The Burning by Kathryn Lasky
My rating: ★★★☆☆
With The Burning comes the end of the series' focus on Soren, the Band, and the Chaw of Chaws. (At least so far as I've read at this time of writing, which is up to To Be a King. The focus changes again after that, but from where we seem to be going, it looks like it's going to be Coryn's story from The Golden Tree to the end.) It's a massive disappointment, of course, as the Chaw of Chaws was the single best aspect of the story. As a matter of fact, they're just about the only aspect that make any sense.
Exhibit A: The Guardians of Ga'Hoole, an ancient order of owl-knights, act like they don't have any more experienced or trusted warriors than the adolescent protagonists. The King and Queen, the teachers, all the other Guardians--they all leave every important aspect of the story up to the main characters with zero in-universe justification.
Exhibit B: Kludd's initiation into the Pure Ones inexplicably demands the murder of a family member, ignoring the fact that there couldn't be a more counterproductive method of proving one's worth; if the Pure Ones want to build a pure race/society of Tyto Albas, why would they purposefully kill off the potential breeders?
Exhibit C: There's no sense of time flow to the series. The narrative skips over massive periods, giving off the impression that only a few weeks are passing. And then a single line will suddenly clarify that years have gone by without so much as a nod.
Exhibit D: The protagonists are just as prejudiced and ruthless as the antagonists, and yet the narrative never once hints at the possibility that maybe the war isn't as morally black-and-white as the protagonists think. When the protagonists do something, it's good. When the antagonists do something, it's bad. No one questions this. Not the snakes that the protagonists have enslaved. Not the other birds that they spend so much time insulting. Not even the vultures that Twilight threatens to maim (in order to get them to join the Guardians in fighting the Pure Ones).
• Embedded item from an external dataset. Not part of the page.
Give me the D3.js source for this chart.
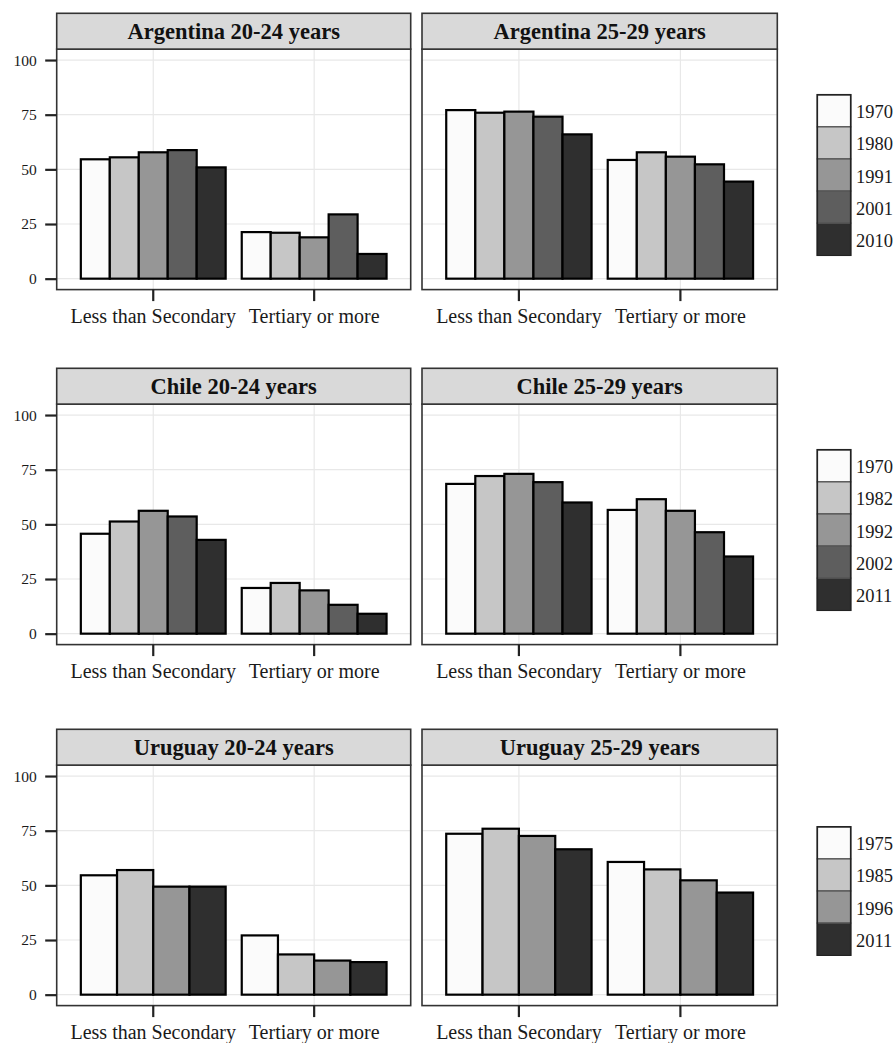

So I'm hoping that with the shift of focus that's coming in the next book, things will start to improve again. Unfortunately I'm starting to suspect it's not the Ga'Hoole series that doesn't work for me so much as it is Lasky's writing in general. I'm honestly wondering if what this series needed was just a brutally honest editor. There's enough here that it could have been great: an awesome team of characters at the core of the story, a secret society of owls who can use their specialized training and intellect for both war and humanitarianism (well, the owl equivalent of the term) depending on which needs doing, two opposing Big Bads to give the story some hints of moral ambiguity and opportunities for awesome team-ups and war tactics, a Cain and Abel aspect to explore psychologically, etcetera, etcetera. Instead, everything was handled in a rather clumsy fashion, and what could have been a great plot has thus far been lost on me.
Maybe I'll have better luck with Warriors.